WHAT TO PRODUCE: Output exactly the lines from the first line of the records below through the line containing "const axisTitleEnglish = 'IMR';", both included, leaving out any pictures.

(Records with drawing code)

=-=-=-=-=

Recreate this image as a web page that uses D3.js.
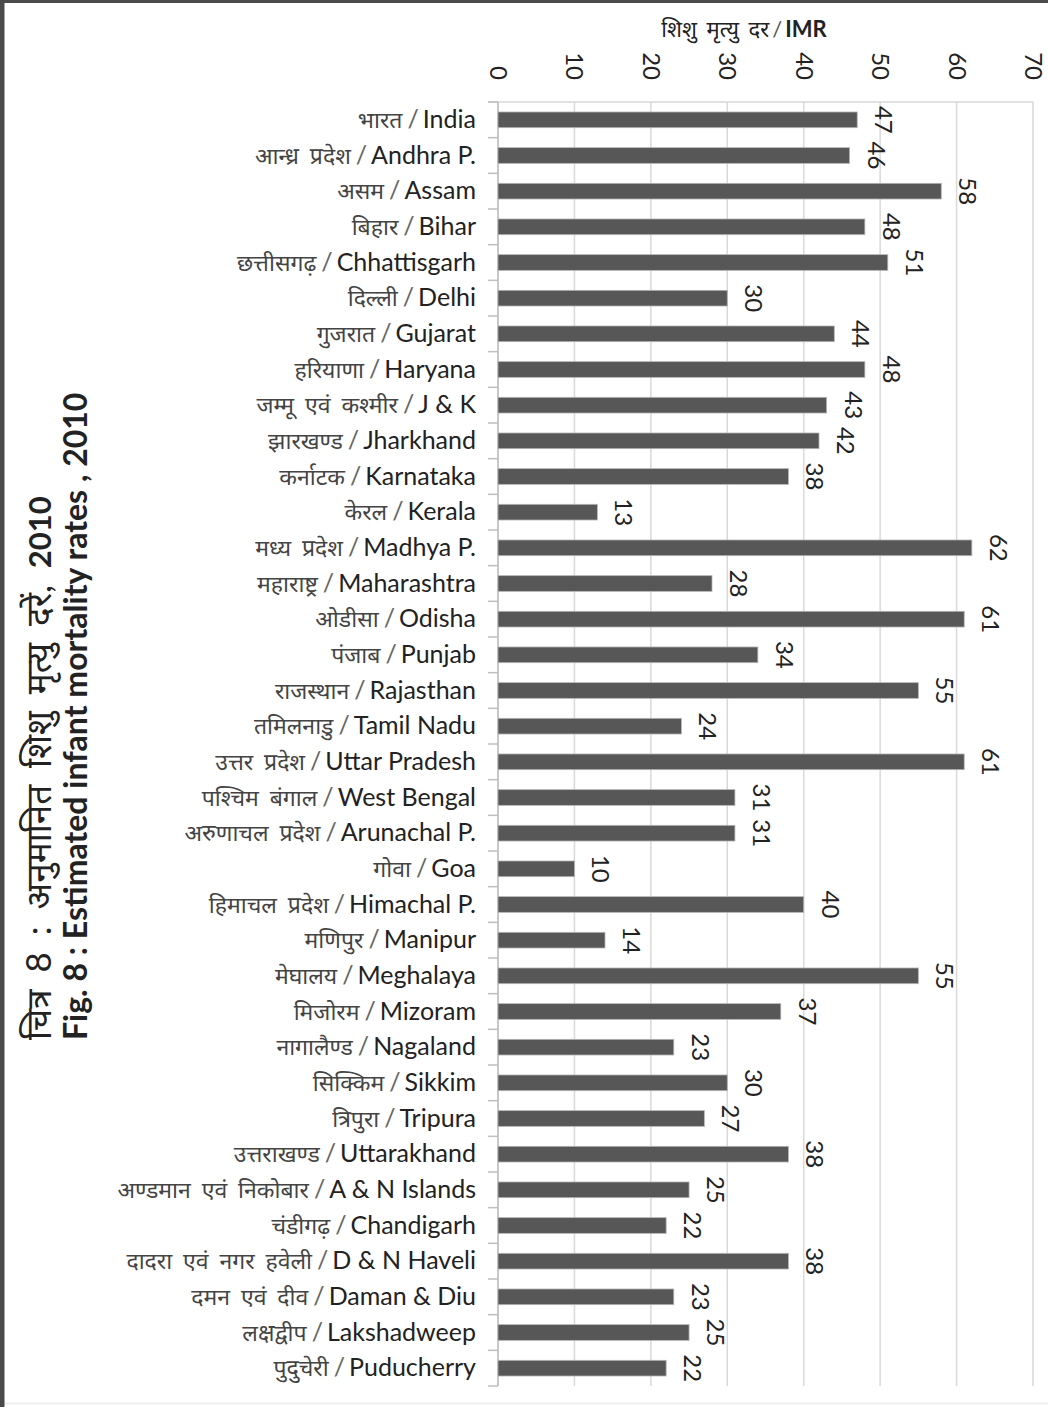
<!DOCTYPE html>
<html>
<head>
<meta charset="utf-8">
<script src="https://cdn.jsdelivr.net/npm/d3@7"></script>
<style>
    body { margin: 0; background: #fff; }
    svg { display: block; font-family: Lato, 'Open Sans', 'Noto Sans', sans-serif; }
</style>
</head>
<body>
<div id="chart"></div>
<script>
// Data
const statesHindi = [
    'भारत', 'आन्ध्र प्रदेश', 'असम', 'बिहार', 'छत्तीसगढ़', 'दिल्ली', 'गुजरात', 'हरियाणा',
    'जम्मू एवं कश्मीर', 'झारखण्ड', 'कर्नाटक', 'केरल', 'मध्य प्रदेश', 'महाराष्ट्र', 'ओडीसा',
    'पंजाब', 'राजस्थान', 'तमिलनाडु', 'उत्तर प्रदेश', 'पश्चिम बंगाल', 'अरुणाचल प्रदेश', 'गोवा',
    'हिमाचल प्रदेश', 'मणिपुर', 'मेघालय', 'मिजोरम', 'नागालैण्ड', 'सिक्किम', 'त्रिपुरा',
    'उत्तराखण्ड', 'अण्डमान एवं निकोबार', 'चंडीगढ़', 'दादरा एवं नगर हवेली', 'दमन एवं दीव',
    'लक्षद्वीप', 'पुदुचेरी',
];
const statesEnglish = [
    'India', 'Andhra P.', 'Assam', 'Bihar', 'Chhattisgarh', 'Delhi', 'Gujarat', 'Haryana',
    'J & K', 'Jharkhand', 'Karnataka', 'Kerala', 'Madhya P.', 'Maharashtra', 'Odisha',
    'Punjab', 'Rajasthan', 'Tamil Nadu', 'Uttar Pradesh', 'West Bengal', 'Arunachal P.', 'Goa',
    'Himachal P.', 'Manipur', 'Meghalaya', 'Mizoram', 'Nagaland', 'Sikkim', 'Tripura',
    'Uttarakhand', 'A &  N Islands', 'Chandigarh', 'D & N Haveli', 'Daman & Diu',
    'Lakshadweep', 'Puducherry',
];
const imrValues = [
    47, 46, 58, 48, 51, 30, 44, 48, 43, 42, 38, 13, 62, 28, 61, 34, 55, 24,
    61, 31, 31, 10, 40, 14, 55, 37, 23, 30, 27, 38, 25, 22, 38, 23, 25, 22,
];
const xTicks = [0, 10, 20, 30, 40, 50, 60, 70];

const titleHindi = 'चित्र 8 : अनुमानित शिशु मृत्यु दरें, ';
const titleEnglish = 'Fig. 8 : Estimated infant mortality rates , 2010';
const axisTitleHindi = 'शिशु मृत्यु दर';
const axisTitleEnglish = 'IMR';

const width = 1048;
const height = 1407;
const plot = { left: 498, right: 1033, top: 102, bottom: 1386 };

const data = imrValues.map((value, i) => ({
    key: i,
    hindi: statesHindi[i],
    english: statesEnglish[i],
    value,
}));

const svg = d3.select('#chart')
    .append('svg')
        .attr('width', width)
        .attr('height', height);

// frame of the scanned page
svg.append('rect')
    .attr('x', 0).attr('y', 0)
    .attr('width', width).attr('height', height)
    .attr('fill', '#fff');
svg.append('line')
    .attr('x1', 0).attr('x2', width)
    .attr('y1', 1403.5).attr('y2', 1403.5)
    .attr('stroke', '#eee').attr('stroke-width', 2);
svg.append('line')
    .attr('x1', 2).attr('x2', 2)
    .attr('y1', 0).attr('y2', height)
    .attr('stroke', '#4a4a4a').attr('stroke-width', 5);
svg.append('line')
    .attr('x1', 0).attr('x2', width)
    .attr('y1', 1.5).attr('y2', 1.5)
    .attr('stroke', '#4a4a4a').attr('stroke-width', 3);

const x = d3.scaleLinear()
    .domain([0, 70])
    .range([plot.left, plot.right]);

const y = d3.scaleBand()
    .domain(data.map(d => d.key))
    .range([plot.top, plot.bottom])
    .paddingInner(0.56)
    .paddingOuter(0.28);

// vertical gridlines
svg.append('g')
    .selectAll('line')
    .data(xTicks)
    .join('line')
        .attr('x1', d => x(d)).attr('x2', d => x(d))
        .attr('y1', plot.top).attr('y2', plot.bottom)
        .attr('stroke', '#d9d9d9')
        .attr('stroke-width', 1.5);

// top axis line
svg.append('line')
    .attr('x1', plot.left - 10).attr('x2', plot.right)
    .attr('y1', plot.top).attr('y2', plot.top)
    .attr('stroke', '#d9d9d9')
    .attr('stroke-width', 1.5);

// category axis with small ticks between the bars
const step = (plot.bottom - plot.top) / data.length;
svg.append('line')
    .attr('x1', plot.left).attr('x2', plot.left)
    .attr('y1', plot.top).attr('y2', plot.bottom)
    .attr('stroke', '#bfbfbf')
    .attr('stroke-width', 1.5);
svg.append('g')
    .selectAll('line')
    .data(d3.range(data.length + 1))
    .join('line')
        .attr('x1', plot.left - 10).attr('x2', plot.left)
        .attr('y1', d => plot.top + d * step).attr('y2', d => plot.top + d * step)
        .attr('stroke', '#bfbfbf')
        .attr('stroke-width', 1.5);

// tick labels, turned a quarter clockwise
svg.append('g')
    .selectAll('text')
    .data(xTicks)
    .join('text')
        .attr('transform', d => `translate(${x(d) - 8}, 80) rotate(90)`)
        .attr('text-anchor', 'end')
        .attr('font-size', '24px')
        .attr('fill', '#222')
        .text(d => d);

// axis title
const axisTitle = svg.append('text')
    .attr('x', 744)
    .attr('y', 37)
    .attr('text-anchor', 'middle')
    .attr('font-size', '22px')
    .attr('fill', '#222');
axisTitle.append('tspan').attr('word-spacing', '4px').text(axisTitleHindi);
axisTitle.append('tspan').attr('fill', '#555').attr('dx', 3).text('/');
axisTitle.append('tspan').attr('font-weight', 'bold').attr('dx', 3).text(axisTitleEnglish);

// bars
svg.append('g')
    .selectAll('rect')
    .data(data)
    .join('rect')
        .attr('x', x(0))
        .attr('y', d => y(d.key))
        .attr('width', d => x(d.value) - x(0))
        .attr('height', y.bandwidth())
        .attr('fill', '#575757')
        .attr('stroke', '#b5b5b5')
        .attr('stroke-width', 0.8);

// value labels
svg.append('g')
    .selectAll('text')
    .data(data)
    .join('text')
        .attr('transform', d => `translate(${x(d.value) + 18}, ${y(d.key) + y.bandwidth() / 2}) rotate(90)`)
        .attr('text-anchor', 'middle')
        .attr('font-size', '24px')
        .attr('fill', '#222')
        .text(d => d.value);

// category labels
const labels = svg.append('g')
    .selectAll('text')
    .data(data)
    .join('text')
        .attr('x', plot.left - 22)
        .attr('y', d => y(d.key) + y.bandwidth() / 2 + 8)
        .attr('text-anchor', 'end')
        .attr('font-size', '25px')
        .attr('fill', '#222');
labels.append('tspan')
    .attr('fill', '#444')
    .attr('font-size', '23px')
    .attr('word-spacing', '5px')
    .text(d => d.hindi);
labels.append('tspan')
    .attr('fill', '#666')
    .attr('dx', 5)
    .text('/');
labels.append('tspan')
    .attr('dx', 4)
    .text(d => d.english);

// chart title, read from bottom to top
const title = svg.append('g')
    .attr('transform', 'translate(0, 1040) rotate(-90)');
const titleLine1 = title.append('text')
    .attr('x', 0)
    .attr('y', 51)
    .attr('font-size', '35px')
    .attr('word-spacing', '8px')
    .attr('fill', '#222');
titleLine1.append('tspan').text(titleHindi);
titleLine1.append('tspan').attr('font-weight', 'bold').attr('font-size', '31px').text('2010');
title.append('text')
    .attr('x', 0)
    .attr('y', 87)
    .attr('font-size', '32px')
    .attr('font-weight', 'bold')
    .attr('fill', '#222')
    .text(titleEnglish);
</script>
</body>
</html>
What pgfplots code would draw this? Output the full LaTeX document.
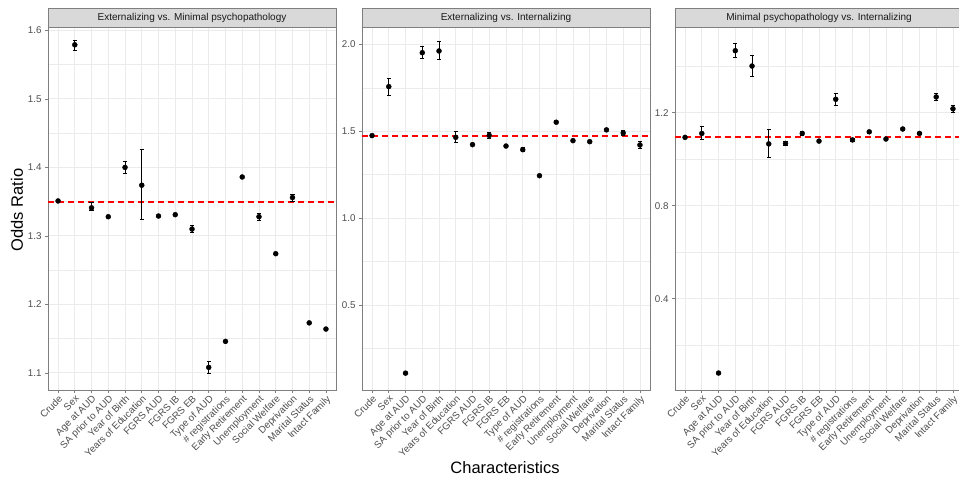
\documentclass[border=0pt]{standalone}
\usepackage{pgfplots}
\pgfplotsset{compat=1.18}
\usepackage{fontspec}
\setmainfont{Liberation Sans}
\definecolor{gridc}{HTML}{EBEBEB}
\definecolor{tickc}{HTML}{4D4D4D}
\definecolor{framec}{HTML}{7F7F7F}
\definecolor{stripc}{HTML}{D9D9D9}

\pgfplotsset{
  panel/.style={
    scale only axis, width=288pt, height=363pt, anchor=south west,
    xmin=-0.6, xmax=16.6,
    xtick={0,1,2,3,4,5,6,7,8,9,10,11,12,13,14,15,16},
    xticklabels={Crude,Sex,Age at AUD,SA prior to AUD,Year of Birth,Years of Education,FGRS AUD,FGRS IB,FGRS EB,Type of AUD,{\# registrations},Early Retirement,Unemployment,Social Welfare,Deprivation,Marital Status,Intact Family},
    x tick label style={rotate=45, anchor=north east, inner sep=1pt, font=\fontsize{9.8}{10}\selectfont, text=tickc},
    y tick label style={font=\fontsize{9.8}{10}\selectfont, text=tickc},
    /pgf/number format/assume math mode=true,
    /pgf/number format/fixed,
    /pgf/number format/fixed zerofill,
    /pgf/number format/precision=1,
    tick align=outside, xtick pos=bottom, ytick pos=left,
    major tick length=3pt, minor tick length=0pt,
    tick style={framec, line width=0.6pt},
    axis line style={framec, line width=0.8pt},
    xmajorgrids, ymajorgrids, yminorgrids,
    major grid style={gridc, line width=0.9pt},
    minor grid style={gridc, line width=0.5pt},
  },
}

\pgfplotstableread{
x y ep em
0 1.351 0 0
1 1.579 0.006 0.008
2 1.341 0.008 0.004
3 1.328 0 0
4 1.400 0.009 0.009
5 1.374 0.052 0.050
6 1.329 0 0
7 1.331 0 0
8 1.310 0.005 0.005
9 1.108 0.009 0.009
10 1.146 0 0
11 1.386 0 0
12 1.328 0.005 0.005
13 1.274 0 0
14 1.356 0.005 0.005
15 1.173 0 0
16 1.164 0 0
}\tabA

\pgfplotstableread{
x y ep em
0 1.475 0 0
1 1.757 0.049 0.052
2 0.108 0 0
3 1.952 0.035 0.035
4 1.962 0.052 0.051
5 1.465 0.031 0.030
6 1.423 0 0
7 1.476 0.015 0.015
8 1.415 0 0
9 1.394 0.012 0.012
10 1.244 0 0
11 1.552 0.008 0.008
12 1.446 0 0
13 1.440 0.006 0.006
14 1.508 0 0
15 1.490 0.012 0.012
16 1.421 0.020 0.020
}\tabB

\pgfplotstableread{
x y ep em
0 1.094 0 0
1 1.111 0.031 0.028
2 0.080 0 0
3 1.467 0.030 0.029
4 1.401 0.044 0.046
5 1.066 0.064 0.058
6 1.068 0.008 0.008
7 1.111 0.010 0.010
8 1.078 0.006 0.006
9 1.258 0.024 0.026
10 1.083 0.007 0.007
11 1.118 0.005 0.005
12 1.087 0 0
13 1.130 0.008 0.008
14 1.111 0.006 0.006
15 1.268 0.013 0.013
16 1.217 0.014 0.014
}\tabC

\newcommand{\ptsplot}[1]{%
\addplot[only marks, mark=*, mark size=2.5pt, color=black,
    error bars/.cd, y dir=both, y explicit,
    error bar style={line width=0.9pt, color=black},
    error mark options={rotate=90, mark size=2.2pt, line width=0.9pt, color=black}]
  table[x=x, y=y, y error plus=ep, y error minus=em] {#1};}

\begin{document}
\begin{tikzpicture}
\useasboundingbox (0pt,0pt) rectangle (959pt,481pt);

\begin{axis}[panel, at={(48pt,91pt)}, ymin=1.075, ymax=1.605,
  ytick={1.1,1.2,1.3,1.4,1.5,1.6}, minor ytick={1.15,1.25,1.35,1.45,1.55}]
\addplot[red, mark=none, line width=2pt, dash pattern=on 6pt off 4pt] table[x=x, y=y] {
x y
-0.6 1.35
16.6 1.35
};
\ptsplot{\tabA}
\end{axis}

\begin{axis}[panel, at={(362pt,91pt)}, ymin=0.011, ymax=2.1,
  ytick={0.5,1.0,1.5,2.0}, minor ytick={0.25,0.75,1.25,1.75}]
\addplot[red, mark=none, line width=2pt, dash pattern=on 6pt off 4pt] table[x=x, y=y] {
x y
-0.6 1.475
16.6 1.475
};
\ptsplot{\tabB}
\end{axis}

\begin{axis}[panel, at={(675pt,91pt)}, ymin=0.007, ymax=1.569,
  ytick={0.0,0.4,0.8,1.2}, minor ytick={0.2,0.6,1.0,1.4}]
\addplot[red, mark=none, line width=2pt, dash pattern=on 6pt off 4pt] table[x=x, y=y] {
x y
-0.6 1.094
16.6 1.094
};
\ptsplot{\tabC}
\end{axis}

\draw[framec, line width=0.8pt, fill=stripc] (48pt,454pt) rectangle (336pt,473pt);
\draw[framec, line width=0.8pt, fill=stripc] (362pt,454pt) rectangle (650pt,473pt);
\draw[framec, line width=0.8pt, fill=stripc] (675pt,454pt) rectangle (963pt,473pt);
\node[font=\fontsize{10}{12}\selectfont, text=black!90] at (192pt,463.5pt) {Externalizing vs. Minimal psychopathology};
\node[font=\fontsize{10}{12}\selectfont, text=black!90] at (506pt,463.5pt) {Externalizing vs. Internalizing};
\node[font=\fontsize{10}{12}\selectfont, text=black!90] at (819pt,463.5pt) {Minimal psychopathology vs. Internalizing};

\node[rotate=90, font=\fontsize{16.5}{18}\selectfont] at (17pt,271pt) {Odds Ratio};
\node[font=\fontsize{16.5}{18}\selectfont] at (505pt,13pt) {Characteristics};
\end{tikzpicture}
\end{document}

=-=-=-=-=

THE ANSWER:
Recreate this image as a web page that uses D3.js.
<!DOCTYPE html>
<html>
<head>
<meta charset="utf-8">
<script src="https://cdn.jsdelivr.net/npm/d3@7"></script>
<style>
    body { margin: 0; background: #fff; }
    svg { display: block; font-family: Lato, 'Open Sans', 'Noto Sans', sans-serif; }
</style>
</head>
<body>
<div id="chart"></div>
<script>
// Data
const statesHindi = [
    'भारत', 'आन्ध्र प्रदेश', 'असम', 'बिहार', 'छत्तीसगढ़', 'दिल्ली', 'गुजरात', 'हरियाणा',
    'जम्मू एवं कश्मीर', 'झारखण्ड', 'कर्नाटक', 'केरल', 'मध्य प्रदेश', 'महाराष्ट्र', 'ओडीसा',
    'पंजाब', 'राजस्थान', 'तमिलनाडु', 'उत्तर प्रदेश', 'पश्चिम बंगाल', 'अरुणाचल प्रदेश', 'गोवा',
    'हिमाचल प्रदेश', 'मणिपुर', 'मेघालय', 'मिजोरम', 'नागालैण्ड', 'सिक्किम', 'त्रिपुरा',
    'उत्तराखण्ड', 'अण्डमान एवं निकोबार', 'चंडीगढ़', 'दादरा एवं नगर हवेली', 'दमन एवं दीव',
    'लक्षद्वीप', 'पुदुचेरी',
];
const statesEnglish = [
    'India', 'Andhra P.', 'Assam', 'Bihar', 'Chhattisgarh', 'Delhi', 'Gujarat', 'Haryana',
    'J & K', 'Jharkhand', 'Karnataka', 'Kerala', 'Madhya P.', 'Maharashtra', 'Odisha',
    'Punjab', 'Rajasthan', 'Tamil Nadu', 'Uttar Pradesh', 'West Bengal', 'Arunachal P.', 'Goa',
    'Himachal P.', 'Manipur', 'Meghalaya', 'Mizoram', 'Nagaland', 'Sikkim', 'Tripura',
    'Uttarakhand', 'A &  N Islands', 'Chandigarh', 'D & N Haveli', 'Daman & Diu',
    'Lakshadweep', 'Puducherry',
];
const imrValues = [
    47, 46, 58, 48, 51, 30, 44, 48, 43, 42, 38, 13, 62, 28, 61, 34, 55, 24,
    61, 31, 31, 10, 40, 14, 55, 37, 23, 30, 27, 38, 25, 22, 38, 23, 25, 22,
];
const xTicks = [0, 10, 20, 30, 40, 50, 60, 70];

const titleHindi = 'चित्र 8 : अनुमानित शिशु मृत्यु दरें, ';
const titleEnglish = 'Fig. 8 : Estimated infant mortality rates , 2010';
const axisTitleHindi = 'शिशु मृत्यु दर';
const axisTitleEnglish = 'IMR';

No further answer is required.